At UAPB, Arkansas’ only 1890 land-grant HBCU, we are focused on building that kind of ecosystem–one grounded in student access, affordability, and upward mobility. About 63 percent of our students come from within the state. Many are the first in their families to attend college. All come to UAPB seeking opportunity, and our job is to help them turn that opportunity into success.

We offer degrees in high-demand fields like nursing, aquaculture, engineering, teacher education, and agriculture. These programs align with the workforce needs of Arkansas and the Delta region. The results speak for themselves. According to Georgetown University’s Center on Education and the Workforce, UAPB ranks No. 858 out of 4,500 colleges in return on investment, with a 40-year net present value of $1.25 million.
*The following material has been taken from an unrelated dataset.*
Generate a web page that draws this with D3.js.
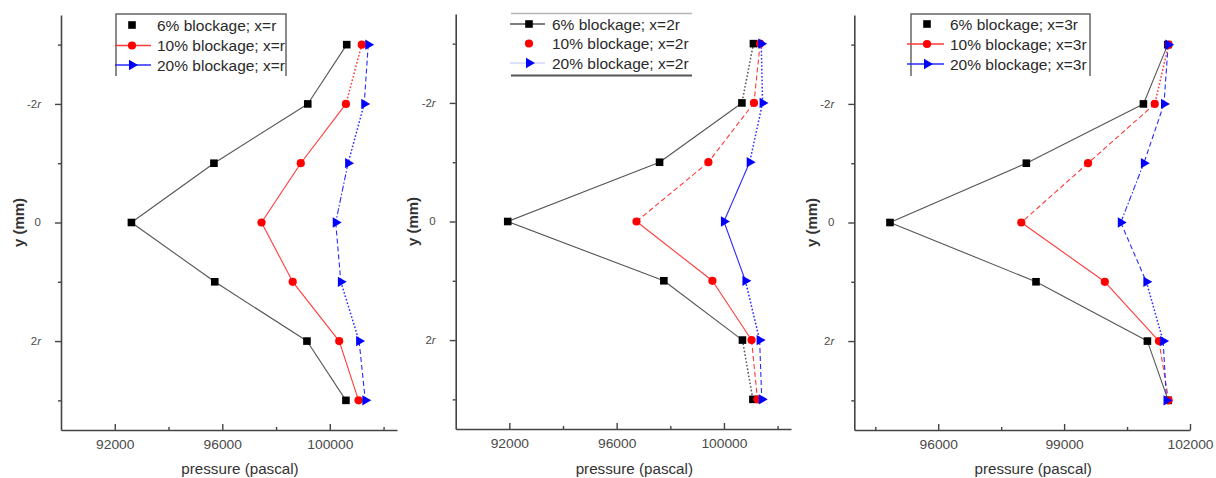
<!DOCTYPE html>
<html>
<head>
<meta charset="utf-8">
<script src="https://cdn.jsdelivr.net/npm/d3@7"></script>
<style>
  html, body { margin: 0; padding: 0; background: #fff; }
  svg { display: block; font-family: "Liberation Sans", Arial, Helvetica, sans-serif; }
</style>
</head>
<body>
<svg id="chart" width="1216" height="478"></svg>
<script>
// ---- data -------------------------------------------------------------
// transverse position across the duct, in multiples of r
const yPositions = [-3, -2, -1, 0, 1, 2, 3];

const blockageNames = ["6% blockage", "10% blockage", "20% blockage"];
const stationLabels = ["x=r", "x=2r", "x=3r"];

// static pressure (Pa) at station x = r
const pressureXr_6  = [100630, 99180, 95690, 92620, 95720, 99150, 100600];
const pressureXr_10 = [101190, 100600, 98920, 97460, 98620, 100350, 101070];
const pressureXr_20 = [101430, 101280, 100680, 100220, 100410, 101090, 101320];

// static pressure (Pa) at station x = 2r
const pressureX2r_6  = [101100, 100670, 97600, 91940, 97760, 100690, 101080];
const pressureX2r_10 = [101350, 101120, 99420, 96740, 99570, 101030, 101250];
const pressureX2r_20 = [101390, 101440, 100960, 100000, 100800, 101330, 101410];

// static pressure (Pa) at station x = 3r
const pressureX3r_6  = [101470, 100890, 98100, 94850, 98330, 100985, 101480];
const pressureX3r_10 = [101490, 101160, 99570, 97980, 99970, 101260, 101490];
const pressureX3r_20 = [101480, 101380, 100900, 100350, 100960, 101360, 101440];

// axis ticks
const yTicksMajor = [-2, 0, 2];
const yTicksMinor = [-3, -1, 1, 3];
const xTicksMajorA = [92000, 96000, 100000];
const xTicksMinorA = [94000, 98000, 102000];
const xTicksMajorB = [96000, 99000, 102000];
const xTicksMinorB = [94500, 97500, 100500];
const xDomainA = [90000, 102500];
const xDomainB = [94000, 102000];

// ---- styling ----------------------------------------------------------
const lineColors   = ["#555555", "#ff3a3a", "#2a2aff"];
const markerColors = ["#000000", "#ff0000", "#0000ff"];
const dashes = { s: null, d: "1.6,2", a: "5,3", dd: "6,2,1.5,2" };

const panels = [
  {
    series: [pressureXr_6, pressureXr_10, pressureXr_20],
    segStyles: [
      ["s", "s", "s", "s", "s", "s"],
      ["d", "s", "s", "s", "s", "s"],
      ["a", "d", "dd", "a", "d", "a"]
    ],
    xDomain: xDomainA, xMajor: xTicksMajorA, xMinor: xTicksMinorA,
    x0: 61, x1: 397, y0: 15, y1: 430,
    legend: { frame: "box", left: 116, right: 286, top: 14, bottom: 76,
              lineX0: 115, lineX1: 151, markX: 132, textX: 157, rows: [25, 45.5, 65],
              showLine: [false, true, true] }
  },
  {
    series: [pressureX2r_6, pressureX2r_10, pressureX2r_20],
    segStyles: [
      ["d", "s", "s", "s", "s", "d"],
      ["a", "a", "a", "s", "s", "a"],
      ["d", "d", "s", "s", "d", "a"]
    ],
    xDomain: xDomainA, xMajor: xTicksMajorA, xMinor: xTicksMinorA,
    x0: 455.7, x1: 791, y0: 14, y1: 429,
    legend: { frame: "rules", left: 511, right: 692, top: 13.5, bottom: 75.5,
              lineX0: 510, lineX1: 545, markX: 529, textX: 552, rows: [24, 43.5, 63],
              showLine: [true, false, true] }
  },
  {
    series: [pressureX3r_6, pressureX3r_10, pressureX3r_20],
    segStyles: [
      ["s", "s", "s", "s", "s", "s"],
      ["d", "a", "a", "s", "s", "a"],
      ["a", "a", "dd", "a", "d", "a"]
    ],
    xDomain: xDomainB, xMajor: xTicksMajorB, xMinor: xTicksMinorB,
    x0: 854.3, x1: 1190, y0: 15, y1: 430,
    legend: { frame: "box", left: 911, right: 1090, top: 14, bottom: 76,
              lineX0: 907, lineX1: 944, markX: 927, textX: 950, rows: [24, 44, 64],
              showLine: [false, true, true] }
  }
];

const svg = d3.select("#chart");
const axisColor = "#444";
const tickScaleX = 1.15;

function drawMarker(g, kind, cx, cy) {
  if (kind === 0) {
    g.append("rect").attr("x", cx - 3.8).attr("y", cy - 3.8)
      .attr("width", 7.6).attr("height", 7.6).attr("fill", markerColors[0]);
  } else if (kind === 1) {
    g.append("circle").attr("cx", cx).attr("cy", cy).attr("r", 4.1)
      .attr("fill", markerColors[1]);
  } else {
    const tri = d3.symbol().type(d3.symbolTriangle).size(46);
    g.append("path").attr("d", tri())
      .attr("transform", `translate(${cx},${cy}) rotate(90)`)
      .attr("fill", markerColors[2]);
  }
}

panels.forEach((p, pi) => {
  const g = svg.append("g");
  const x = d3.scaleLinear().domain(p.xDomain).range([p.x0, p.x1]);
  const y = d3.scaleLinear().domain([-3.5, 3.5]).range([p.y0, p.y1]);

  // x axis: inward ticks
  const xAxisG = g.append("g").attr("transform", `translate(0,${p.y1})`)
    .call(d3.axisBottom(x).tickValues(p.xMajor).tickSizeInner(-6).tickSizeOuter(0)
      .tickPadding(10).tickFormat(d3.format("d")));
  xAxisG.selectAll(".tick text")
    .attr("font-size", 12).attr("fill", "#4a4a4a")
    .attr("transform", `scale(${tickScaleX},1)`);
  xAxisG.append("g").call(d3.axisBottom(x).tickValues(p.xMinor).tickSizeInner(-3)
      .tickSizeOuter(0).tickFormat(""))
    .select(".domain").remove();

  // y axis: outward ticks, labels in multiples of r
  const yAxisG = g.append("g").attr("transform", `translate(${p.x0},0)`)
    .call(d3.axisLeft(y).tickValues(yTicksMajor).tickSizeInner(6).tickSizeOuter(0)
      .tickPadding(14).tickFormat(d => d === 0 ? "0" : d + "r"));
  yAxisG.selectAll(".tick text").each(function (d) {
    const t = d3.select(this);
    t.attr("font-size", 10).attr("fill", "#4a4a4a")
      .attr("x", -20 / tickScaleX)
      .attr("transform", `scale(${tickScaleX},1)`);
    if (d !== 0) {
      t.text(null);
      t.append("tspan").text(String(d));
      t.append("tspan").attr("font-style", "italic").text("r");
    }
  });
  yAxisG.append("g").call(d3.axisLeft(y).tickValues(yTicksMinor).tickSizeInner(3)
      .tickSizeOuter(0).tickFormat(""))
    .select(".domain").remove();

  [xAxisG, yAxisG].forEach(a => {
    a.selectAll(".domain").attr("stroke", axisColor).attr("stroke-width", 1.6);
    a.selectAll(".tick line").attr("stroke", axisColor).attr("stroke-width", 1.4);
  });

  // axis titles
  g.append("text")
    .attr("x", (p.x0 + p.x1) / 2 + 11).attr("y", 474)
    .attr("text-anchor", "middle").attr("font-size", 15.2).attr("fill", "#333")
    .text("pressure (pascal)");
  g.append("text")
    .attr("transform", `translate(${p.x0 - 43},${y(0)}) rotate(-90)`)
    .attr("text-anchor", "middle").attr("dominant-baseline", "central")
    .attr("font-size", 15).attr("font-weight", "bold").attr("fill", "#333")
    .text("y (mm)");

  // profile lines, one segment at a time so each can carry its own dash
  p.series.forEach((vals, si) => {
    const pts = vals.map((v, i) => [x(v), y(yPositions[i])]);
    for (let i = 0; i < pts.length - 1; i++) {
      const style = p.segStyles[si][i];
      g.append("path")
        .attr("d", d3.line()([pts[i], pts[i + 1]]))
        .attr("fill", "none")
        .attr("stroke", lineColors[si])
        .attr("stroke-width", style === "d" ? 1.5 : 1.1)
        .attr("stroke-dasharray", dashes[style]);
    }
  });

  // markers
  p.series.forEach((vals, si) => {
    const mg = g.append("g");
    vals.forEach((v, i) => drawMarker(mg, si, x(v), y(yPositions[i])));
  });

  // legend
  const L = p.legend;
  const lg = g.append("g");
  if (L.frame === "box") {
    lg.append("path")
      .attr("d", `M${L.left},${L.bottom}V${L.top}H${L.right}V${L.bottom}`)
      .attr("fill", "none").attr("stroke", "#666").attr("stroke-width", 1.5);
  } else {
    lg.append("line").attr("x1", L.left).attr("x2", L.right)
      .attr("y1", L.top).attr("y2", L.top)
      .attr("stroke", "#b5b5b5").attr("stroke-width", 1.5);
    lg.append("line").attr("x1", L.left).attr("x2", L.right)
      .attr("y1", L.bottom).attr("y2", L.bottom)
      .attr("stroke", "#555").attr("stroke-width", 2.2);
  }
  blockageNames.forEach((name, si) => {
    const ry = L.rows[si];
    if (L.showLine[si]) {
      lg.append("line").attr("x1", L.lineX0).attr("x2", L.lineX1)
        .attr("y1", ry).attr("y2", ry)
        .attr("stroke", lineColors[si])
        .attr("stroke-width", (pi === 1 && si === 2) ? 0.6 : 1.3)
        .attr("stroke-opacity", (pi === 1 && si === 2) ? 0.5 : 1);
    }
    drawMarker(lg, si, L.markX, ry);
    lg.append("text")
      .attr("x", L.textX).attr("y", ry + 5.5)
      .attr("font-size", 15.5).attr("fill", "#2a2a2a")
      .text(`${name}; ${stationLabels[pi]}`);
  });
});
</script>
</body>
</html>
Our value extends beyond the classroom. According to the United Negro College Fund, UAPB contributes $99.3 million in annual economic impact and supports more than 1,100 jobs. Our 2021 graduating class alone is expected to earn $1.1 billion in lifetime income, a 71 percent increase over what they would have earned without their degrees.

We are also expanding our research footprint. In 2023–24, UAPB invested nearly $11.9 million in research and development, qualifying for the Carnegie Classification of Institutions of Higher Education’s designation of Research Colleges and Universities. With additional investment–particularly in doctoral programs aligned with regional needs–we are positioned to become a Research 2 institution (high spending and doctorate production). This would further amplify our ability to serve Arkansas and the broader southeast region.

To sustain this progress, we must continue asking hard questions: Are our decisions aligned with student needs? Are we building an institution that adapts to the challenges of the present and the promise of the future?

I believe in meeting students where they are, but also believe in seeing them for who they are capable of becoming. That is the charge that noted child psychologist Haim Ginott so powerfully captured: ‘If we treat people as they are, we make them worse. If we treat people as they ought to be, we help them become what they are capable of becoming.’ This mindset is at the soul of education, and it is the standard I hold as a leader.

At UAPB, we are committed to sustaining this kind of institution–an educational ecosystem that meets students where they are, and equips them to go even further.

That is the promise of a land-grant education. And it is the promise I intend to keep.

Dr. Anthony Graham is chancellor of the University of Arkansas at Pine Bluff.